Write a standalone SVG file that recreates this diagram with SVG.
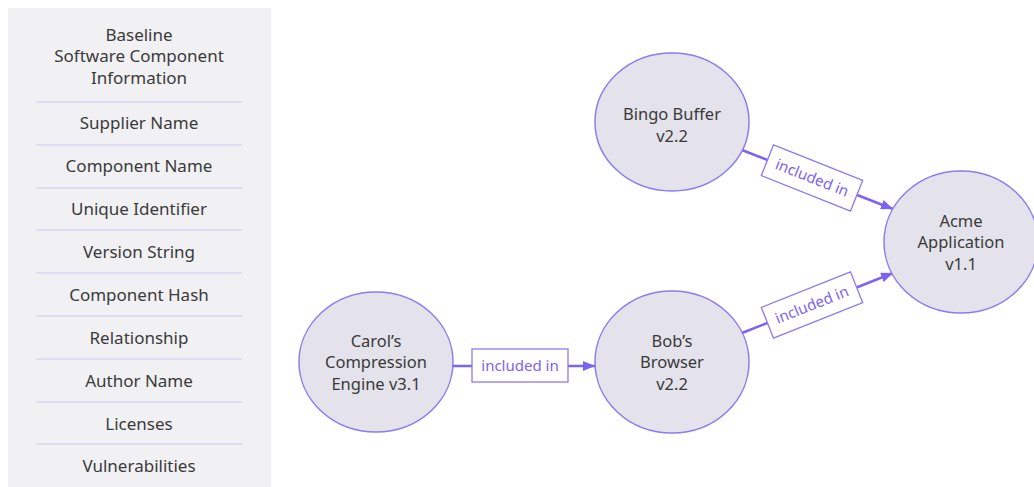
<svg xmlns="http://www.w3.org/2000/svg" width="1034" height="487" viewBox="0 0 1034 487">
  <style>
    .panel { fill: #f1f1f4; }
    .divider { stroke: #cdc8f3; stroke-width: 1.2; }
    .ptext { font-family: "Noto Sans", "Open Sans", sans-serif; font-size: 17px; fill: #3a3a3a; text-anchor: middle; }
    .node { fill: #e4e3ec; stroke: #8a7cf2; stroke-width: 1.5; }
    .ntext { font-family: "Noto Sans", "Open Sans", sans-serif; font-size: 16.5px; fill: #3a3a3a; text-anchor: middle; }
    .edge { stroke: #7a63f5; stroke-width: 2.5; fill: none; }
    .lbox { fill: #ffffff; stroke: #8a7cf2; stroke-width: 1.3; }
    .ltext { font-family: "Noto Sans", "Open Sans", sans-serif; font-size: 15px; fill: #7a63f5; text-anchor: middle; }
  </style>
  <defs>
    <marker id="arrow" markerWidth="12" markerHeight="10" refX="12" refY="5" orient="auto" markerUnits="userSpaceOnUse">
      <path d="M0,0 L12,5 L0,10 Z" fill="#7a63f5"/>
    </marker>
  </defs>

  <rect width="1034" height="487" fill="#ffffff"/>

  <!-- Field list panel -->
  <g id="field-list">
    <rect class="panel" x="8" y="8" width="263" height="479"/>
    <text class="ptext" x="139" y="41">Baseline</text>
    <text class="ptext" x="139" y="62">Software Component</text>
    <text class="ptext" x="139" y="84">Information</text>
    <g>
      <line class="divider" x1="36" y1="102" x2="242" y2="102"/>
      <line class="divider" x1="36" y1="145" x2="242" y2="145"/>
      <line class="divider" x1="36" y1="188" x2="242" y2="188"/>
      <line class="divider" x1="36" y1="230" x2="242" y2="230"/>
      <line class="divider" x1="36" y1="273" x2="242" y2="273"/>
      <line class="divider" x1="36" y1="316" x2="242" y2="316"/>
      <line class="divider" x1="36" y1="359" x2="242" y2="359"/>
      <line class="divider" x1="36" y1="402" x2="242" y2="402"/>
      <line class="divider" x1="36" y1="444" x2="242" y2="444"/>
    </g>
    <text class="ptext" x="139" y="129">Supplier Name</text>
    <text class="ptext" x="139" y="172">Component Name</text>
    <text class="ptext" x="139" y="215">Unique Identifier</text>
    <text class="ptext" x="139" y="258">Version String</text>
    <text class="ptext" x="139" y="301">Component Hash</text>
    <text class="ptext" x="139" y="344">Relationship</text>
    <text class="ptext" x="139" y="387">Author Name</text>
    <text class="ptext" x="139" y="430">Licenses</text>
    <text class="ptext" x="139" y="472">Vulnerabilities</text>
  </g>

  <!-- Connectors -->
  <g id="connectors">
    <line class="edge" x1="453" y1="366" x2="595" y2="366" marker-end="url(#arrow)"/>
    <line class="edge" x1="742" y1="150" x2="893" y2="209" marker-end="url(#arrow)"/>
    <line class="edge" x1="742" y1="333" x2="893" y2="273" marker-end="url(#arrow)"/>

    <g id="label-carol-bob">
      <rect class="lbox" x="472" y="349" width="96" height="33"/>
      <text class="ltext" x="520" y="371">included in</text>
    </g>
    <g id="label-bingo-acme" transform="translate(812,178) rotate(21.7)">
      <rect class="lbox" x="-48" y="-16.5" width="96" height="33"/>
      <text class="ltext" x="0" y="5">included in</text>
    </g>
    <g id="label-bob-acme" transform="translate(812,305) rotate(-21.7)">
      <rect class="lbox" x="-48" y="-16.5" width="96" height="33"/>
      <text class="ltext" x="0" y="5">included in</text>
    </g>
  </g>

  <!-- Nodes -->
  <g id="node-bingo">
    <ellipse class="node" cx="672" cy="122" rx="77" ry="69"/>
    <text class="ntext" x="672" y="120">Bingo Buffer</text>
    <text class="ntext" x="672" y="142">v2.2</text>
  </g>
  <g id="node-acme">
    <ellipse class="node" cx="961" cy="242" rx="77" ry="71"/>
    <text class="ntext" x="961" y="227">Acme</text>
    <text class="ntext" x="961" y="248">Application</text>
    <text class="ntext" x="961" y="270">v1.1</text>
  </g>
  <g id="node-carol">
    <ellipse class="node" cx="376" cy="362" rx="77" ry="70"/>
    <text class="ntext" x="376" y="347">Carol’s</text>
    <text class="ntext" x="376" y="368">Compression</text>
    <text class="ntext" x="376" y="390">Engine v3.1</text>
  </g>
  <g id="node-bob">
    <ellipse class="node" cx="672" cy="362" rx="77" ry="71"/>
    <text class="ntext" x="672" y="347">Bob’s</text>
    <text class="ntext" x="672" y="368">Browser</text>
    <text class="ntext" x="672" y="390">v2.2</text>
  </g>
</svg>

» **Written instruction**
Without the pictures, transcribe the listing above exactly.

» **Exercise result**
Write a standalone SVG file that recreates this diagram with SVG.
<svg xmlns="http://www.w3.org/2000/svg" width="1034" height="487" viewBox="0 0 1034 487">
  <style>
    .panel { fill: #f1f1f4; }
    .divider { stroke: #cdc8f3; stroke-width: 1.2; }
    .ptext { font-family: "Noto Sans", "Open Sans", sans-serif; font-size: 17px; fill: #3a3a3a; text-anchor: middle; }
    .node { fill: #e4e3ec; stroke: #8a7cf2; stroke-width: 1.5; }
    .ntext { font-family: "Noto Sans", "Open Sans", sans-serif; font-size: 16.5px; fill: #3a3a3a; text-anchor: middle; }
    .edge { stroke: #7a63f5; stroke-width: 2.5; fill: none; }
    .lbox { fill: #ffffff; stroke: #8a7cf2; stroke-width: 1.3; }
    .ltext { font-family: "Noto Sans", "Open Sans", sans-serif; font-size: 15px; fill: #7a63f5; text-anchor: middle; }
  </style>
  <defs>
    <marker id="arrow" markerWidth="12" markerHeight="10" refX="12" refY="5" orient="auto" markerUnits="userSpaceOnUse">
      <path d="M0,0 L12,5 L0,10 Z" fill="#7a63f5"/>
    </marker>
  </defs>

  <rect width="1034" height="487" fill="#ffffff"/>

  <!-- Field list panel -->
  <g id="field-list">
    <rect class="panel" x="8" y="8" width="263" height="479"/>
    <text class="ptext" x="139" y="41">Baseline</text>
    <text class="ptext" x="139" y="62">Software Component</text>
    <text class="ptext" x="139" y="84">Information</text>
    <g>
      <line class="divider" x1="36" y1="102" x2="242" y2="102"/>
      <line class="divider" x1="36" y1="145" x2="242" y2="145"/>
      <line class="divider" x1="36" y1="188" x2="242" y2="188"/>
      <line class="divider" x1="36" y1="230" x2="242" y2="230"/>
      <line class="divider" x1="36" y1="273" x2="242" y2="273"/>
      <line class="divider" x1="36" y1="316" x2="242" y2="316"/>
      <line class="divider" x1="36" y1="359" x2="242" y2="359"/>
      <line class="divider" x1="36" y1="402" x2="242" y2="402"/>
      <line class="divider" x1="36" y1="444" x2="242" y2="444"/>
    </g>
    <text class="ptext" x="139" y="129">Supplier Name</text>
    <text class="ptext" x="139" y="172">Component Name</text>
    <text class="ptext" x="139" y="215">Unique Identifier</text>
    <text class="ptext" x="139" y="258">Version String</text>
    <text class="ptext" x="139" y="301">Component Hash</text>
    <text class="ptext" x="139" y="344">Relationship</text>
    <text class="ptext" x="139" y="387">Author Name</text>
    <text class="ptext" x="139" y="430">Licenses</text>
    <text class="ptext" x="139" y="472">Vulnerabilities</text>
  </g>

  <!-- Connectors -->
  <g id="connectors">
    <line class="edge" x1="453" y1="366" x2="595" y2="366" marker-end="url(#arrow)"/>
    <line class="edge" x1="742" y1="150" x2="893" y2="209" marker-end="url(#arrow)"/>
    <line class="edge" x1="742" y1="333" x2="893" y2="273" marker-end="url(#arrow)"/>

    <g id="label-carol-bob">
      <rect class="lbox" x="472" y="349" width="96" height="33"/>
      <text class="ltext" x="520" y="371">included in</text>
    </g>
    <g id="label-bingo-acme" transform="translate(812,178) rotate(21.7)">
      <rect class="lbox" x="-48" y="-16.5" width="96" height="33"/>
      <text class="ltext" x="0" y="5">included in</text>
    </g>
    <g id="label-bob-acme" transform="translate(812,305) rotate(-21.7)">
      <rect class="lbox" x="-48" y="-16.5" width="96" height="33"/>
      <text class="ltext" x="0" y="5">included in</text>
    </g>
  </g>

  <!-- Nodes -->
  <g id="node-bingo">
    <ellipse class="node" cx="672" cy="122" rx="77" ry="69"/>
    <text class="ntext" x="672" y="120">Bingo Buffer</text>
    <text class="ntext" x="672" y="142">v2.2</text>
  </g>
  <g id="node-acme">
    <ellipse class="node" cx="961" cy="242" rx="77" ry="71"/>
    <text class="ntext" x="961" y="227">Acme</text>
    <text class="ntext" x="961" y="248">Application</text>
    <text class="ntext" x="961" y="270">v1.1</text>
  </g>
  <g id="node-carol">
    <ellipse class="node" cx="376" cy="362" rx="77" ry="70"/>
    <text class="ntext" x="376" y="347">Carol’s</text>
    <text class="ntext" x="376" y="368">Compression</text>
    <text class="ntext" x="376" y="390">Engine v3.1</text>
  </g>
  <g id="node-bob">
    <ellipse class="node" cx="672" cy="362" rx="77" ry="71"/>
    <text class="ntext" x="672" y="347">Bob’s</text>
    <text class="ntext" x="672" y="368">Browser</text>
    <text class="ntext" x="672" y="390">v2.2</text>
  </g>
</svg>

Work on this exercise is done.